Experiment number 1:
Experiment number 2:
For a better understanding of the way lighting affects colour, I decided to use colourful textiles and objects for my experiment. I also decided to reproduced the experiment with other colourful elements in order to confirmed the results of the colour perception under different light sources.
Regarding experiment 1:
The daylight colour compact fluorescent light offers a bright, true and vibrant colour vision of the blue but it has a tendance to fade the red colour which is present in the shoes, as well as in the flower pattern of the dress. The warm white colour compact fluorescent light source results in the opposite effect. The blue, in that second case, is faded, detracted by the warm light but the red is vibrant.
The LED light gives a good compromise between the vision of the blue and the red. Their vibrancy is slightly less than the previous cases. Also, the perception of the white seems bluish, probably due the cool light colour of this LED.
With the halogen light (incandescent light bulb), the perception of all these colour seems right and balanced. I would like to reattempt this exercise with a change of the focal point of the light. Probably the blue will appear less vibrant due to the warmish light.
Regarding experiment 2:
The daylight compact fluorescent light results in a vibrant perception of the colours. The shapes of the elements and their motifs are well defined when compared with the other light sources results.

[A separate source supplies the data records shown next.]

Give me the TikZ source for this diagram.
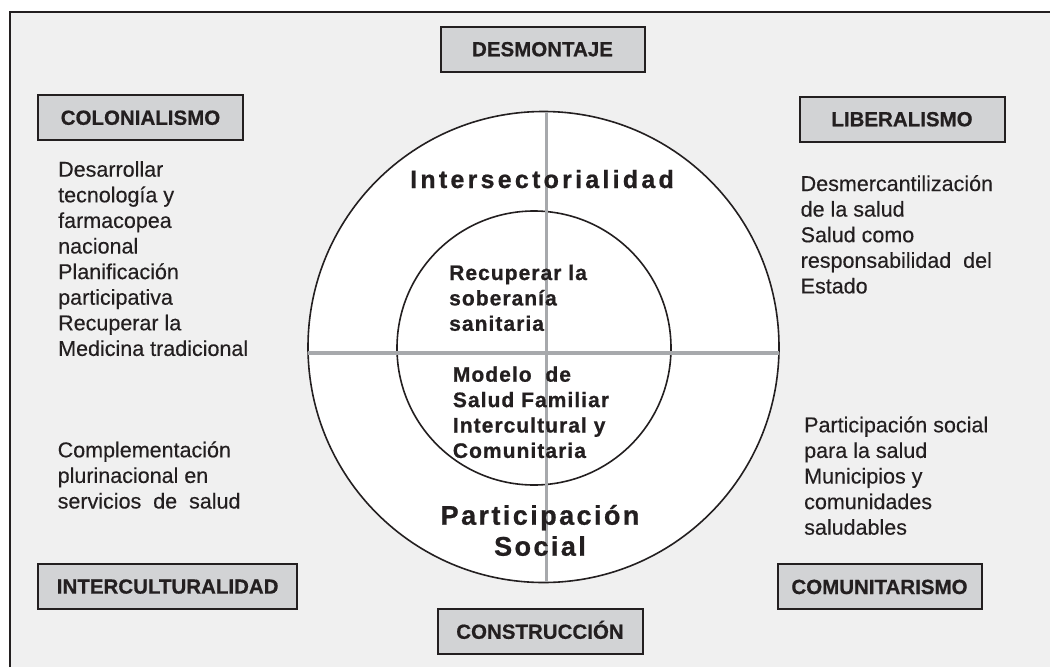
\documentclass[tikz,border=0pt]{standalone}
\usepackage{fontspec}
\setmainfont{Liberation Sans}
\definecolor{bg}{HTML}{F0F0F0}
\definecolor{boxfill}{HTML}{D2D3D5}
\definecolor{ink}{HTML}{231F20}
\definecolor{crossgray}{HTML}{A7A9AC}
\tikzset{
  labelbox/.style={draw=ink, line width=2pt, fill=boxfill, inner sep=0pt,
    minimum height=45pt, text=ink, text height=14.6pt, text depth=0pt,
    font=\fontsize{20.5}{24}\selectfont\bfseries\addfontfeature{FakeBold=0.6}},
  body/.style={anchor=base west, inner sep=0pt, text=ink,
    font=\fontsize{21.5}{25.6}\selectfont\addfontfeature{FakeBold=0.3}},
  inbody/.style={anchor=base west, inner sep=0pt, text=ink,
    font=\fontsize{21}{25.4}\selectfont\bfseries\addfontfeature{LetterSpace=5,FakeBold=0.8}},
  ringtitle/.style={anchor=base, inner sep=0pt, text=ink},
  ring/.style={draw=ink, line width=1.6pt},
  cross/.style={draw=crossgray, line width=3.5pt}
}
\begin{document}
\begin{tikzpicture}[x=1pt,y=-1pt]
\useasboundingbox (0,0) rectangle (1050,667);
\fill[white] (0,0) rectangle (1050,667);
\fill[bg] (10,12) rectangle (1050,667);
\coordinate (ftl) at (10,12);
\coordinate (ftr) at (1050,12);
\coordinate (fbl) at (10,667);
\draw[ink, line width=2.6pt] (fbl) -- (ftl) -- (ftr);

% circles
\node[ring, fill=white, circle, minimum size=471pt, inner sep=0pt] (outer) at (543.5,347) {};
\node[ring, circle, minimum size=274pt, inner sep=0pt] (inner) at (534,348) {};
% cross
\coordinate (vt) at (546.5,112);
\coordinate (vb) at (546.5,582);
\coordinate (hl) at (308,353);
\coordinate (hr) at (779,353);
\draw[cross] (vt) -- (vb);
\draw[cross] (hl) -- (hr);

% boxes
\node[labelbox, minimum width=204pt] (desm) at (542.5,49) {DESMONTAJE};
\node[labelbox, minimum width=205pt] (colon) at (140.5,117.5) {COLONIALISMO};
\node[labelbox, minimum width=205pt] (liber) at (902,119) {LIBERALISMO};
\node[labelbox, minimum width=259pt] (inter) at (167.7,586.3) {INTERCULTURALIDAD};
\node[labelbox, minimum width=205pt] (constr) at (540,631.5) {CONSTRUCCIÓN};
\node[labelbox, minimum width=204pt] (comun) at (879.5,586.7) {COMUNITARISMO};

% side texts
\node[body] (lt) at (58,176.7) {\begin{tabular}[t]{@{}l@{}}Desarrollar\\tecnología y\\farmacopea\\nacional\\Planificación\\participativa\\Recuperar la\\Medicina tradicional\end{tabular}};
\node[body] (lb) at (57.5,457.3) {\begin{tabular}[t]{@{}l@{}}Complementación\\plurinacional en\\servicios\ \ de\ \ salud\end{tabular}};
\node[body] (rt) at (800.5,191) {\begin{tabular}[t]{@{}l@{}}Desmercantilización\\de la salud\\Salud como\\responsabilidad\ \ del\\Estado\end{tabular}};
\node[body] (rb) at (804,432.3) {\begin{tabular}[t]{@{}l@{}}Participación\ social\\para la salud\\Municipios y\\comunidades\\saludables\end{tabular}};

% circle texts
\node[ringtitle, font=\fontsize{25}{30}\selectfont\bfseries\addfontfeature{LetterSpace=13,FakeBold=0.8}] (ints) at (542,188) {Intersectorialidad};
\node[ringtitle, font=\fontsize{27}{31}\selectfont\bfseries\addfontfeature{LetterSpace=9,FakeBold=0.8}] (part) at (540,524.7) {\begin{tabular}[t]{@{}c@{}}Participación\\Social\end{tabular}};
\node[inbody] (sob) at (449,280) {\begin{tabular}[t]{@{}l@{}}Recuperar\ la\\soberanía\\sanitaria\end{tabular}};
\node[inbody] (mod) at (452.7,381.7) {\begin{tabular}[t]{@{}l@{}}Modelo\ \ de\\Salud Familiar\\Intercultural\ y\\Comunitaria\end{tabular}};
\end{tikzpicture}
\end{document}
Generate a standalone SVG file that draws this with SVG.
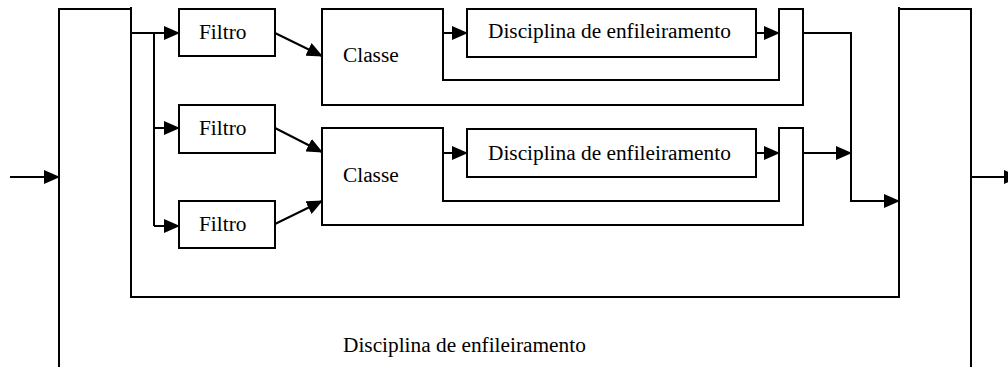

With the warm white compact fluorescent light , the warm colour orange is well enhanced and the blue is dull. The pink and the green also appear with a slight touch of orange.
The halogen light has a also a poor blue rendering. The bag’s fabric results in a glare from the direct light.
In relation to the LED, the colour rendering is well vibrant where the light is focused on, but shades and tone changes appears towards the outlines.
For this scenario, the daylight compact fluorescent light gives the better result regarding the perception of the colours.